Erhürman, CTP’nin bu dönemde önüne koyduğu “3’lü yol haritası” veya “3’lü vizyonunu” şöyle açıkladı:
“Bu yol haritası temelde 3 ayak üzerinde yükselen bir yol haritasıdır; bunlar Kıbrıs sorununa bir an önce kapsamlı çözüm bulma hedefidir.
CTP 1970’ten beridir Kıbrıs’ta federal temelde bir kapsamlı çözüm üzerinde politika yürüttü. Bu da aslında içinde bulunduğumuz koşullarda gerçekleşebilir politikanın bu olduğu tespitiyle belirlenen bir yaklaşımdı. Çünkü Birleşmiş Milletler’in bugüne kadar yürüttüğü bütün müzakerelerde her zaman federal temelde bir kapsamlı çözüm arayışı oldu ve bu aslında 10 yıllar içinde oluşan bir birikimi de hem BM parametreleri açısından bir birikim hem de liderler tarafından yürütülen müzakerelerde varılan mutabakatlar açısından bir birikim oluşturdu. Müktesebat ortaya çıktı.

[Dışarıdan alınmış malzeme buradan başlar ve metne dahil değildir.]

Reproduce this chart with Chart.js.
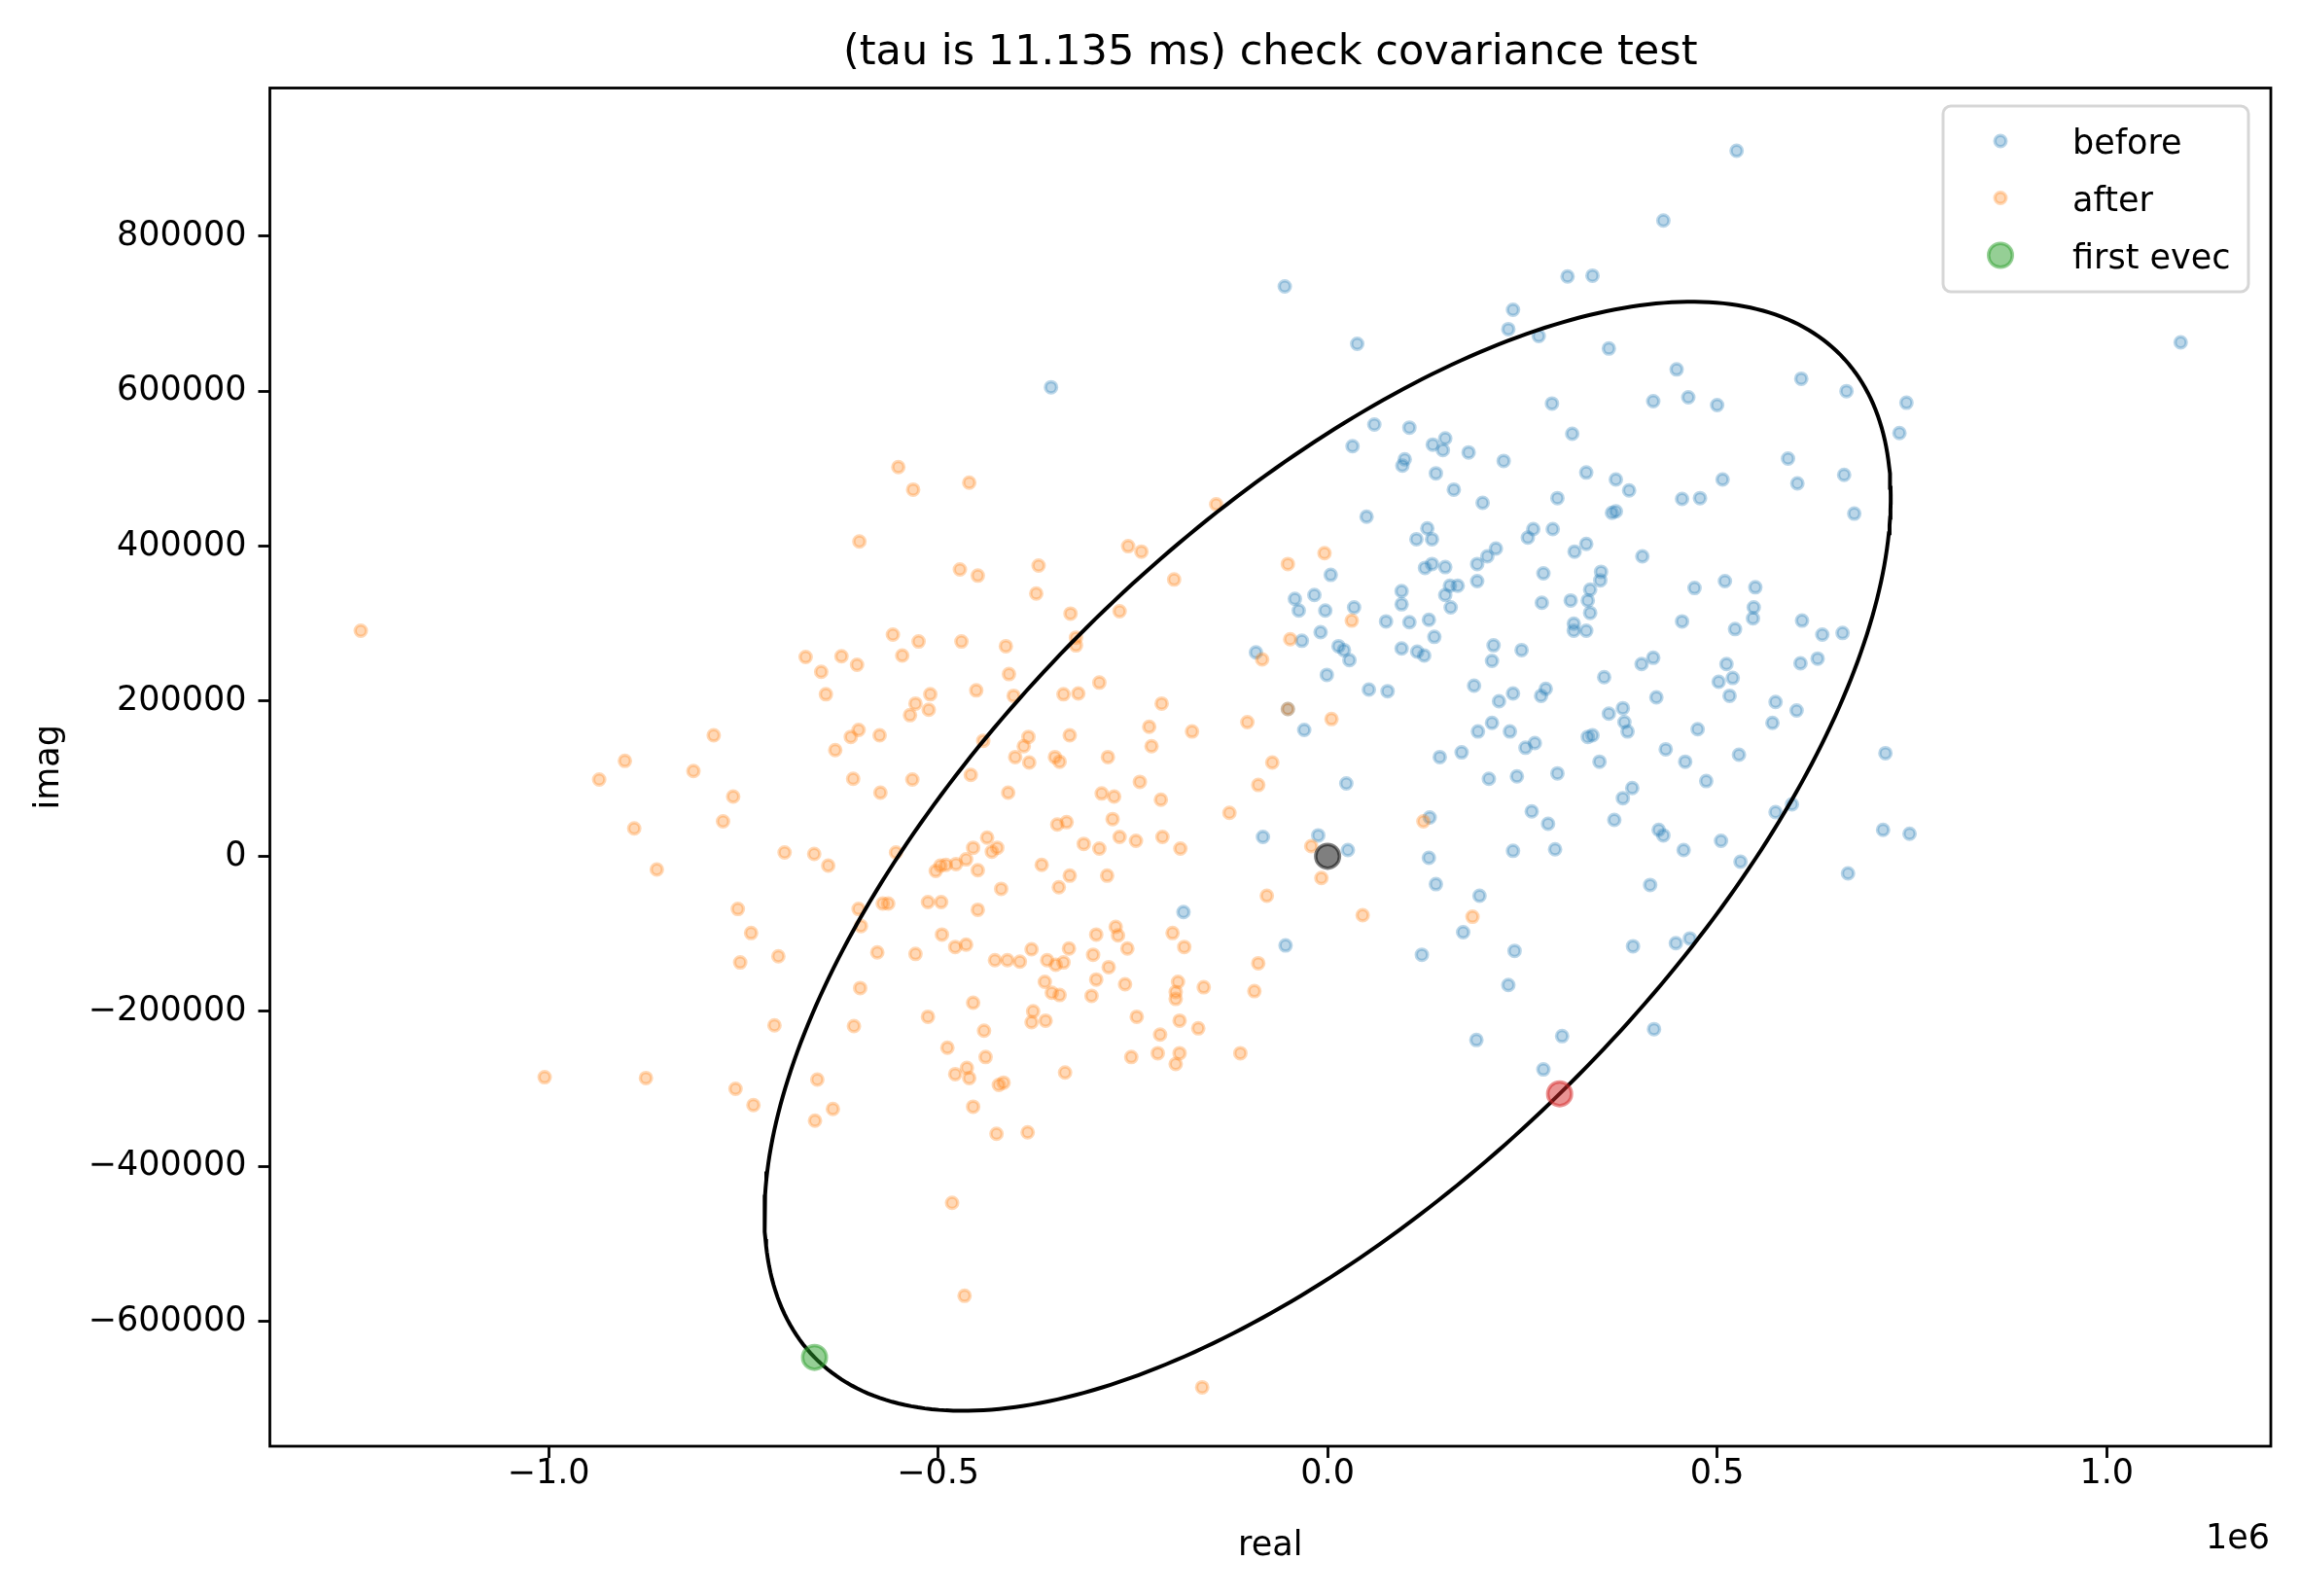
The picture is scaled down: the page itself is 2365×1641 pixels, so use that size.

Kıbrıs sorununun bugüne kadar görüşülmeyen herhangi bir tarafı kalmadı. Nerelerde mutabakata varılabileceği nerelerde mutabakat sağlanamayacağı da açık bir şekilde açıkça görülüyor. Bu 80’lerden günümüze hep görüldü. Son olarak da Crans Montana’da görüldü. Dolayısıyla iki tarafın nerelerde mutabakata vardığı veya varabileceği artık herkesin malumudur. Buna BM de dahildir.
O yüzden CTP olarak Crans Montana’dan sonra istikrarlı bir şekilde; ‘Biz artık bundan öncekilere benzeyen yeni bir müzakere sürecini başlamasını doğru bulmayız, bundan öncekilerden farklı bir müzakere sürecinin yaşanması gerekiyor, bu da sonuç odaklı ucu açık olmayan bir müzakere sürecidir. Çünkü müzakereler tarihi bize gösterdi ki; her defasında müzakereler kesintiye bir şekilde uğradığında tekrardan herşeye sıfırdan başlamak bu ülkeye zaman kaybettirmekten başka bir sonuç doğurmuyor.
Biz bir an önce çözüm isteyen bir partiyiz, dolayısıyla sırf müzakere olsun, müzakerelerde görünelim diye müzakere etmeyi doğru bulmuyoruz. Biz bizi çözüme ulaştıracak bir müzakere istiyoruz.”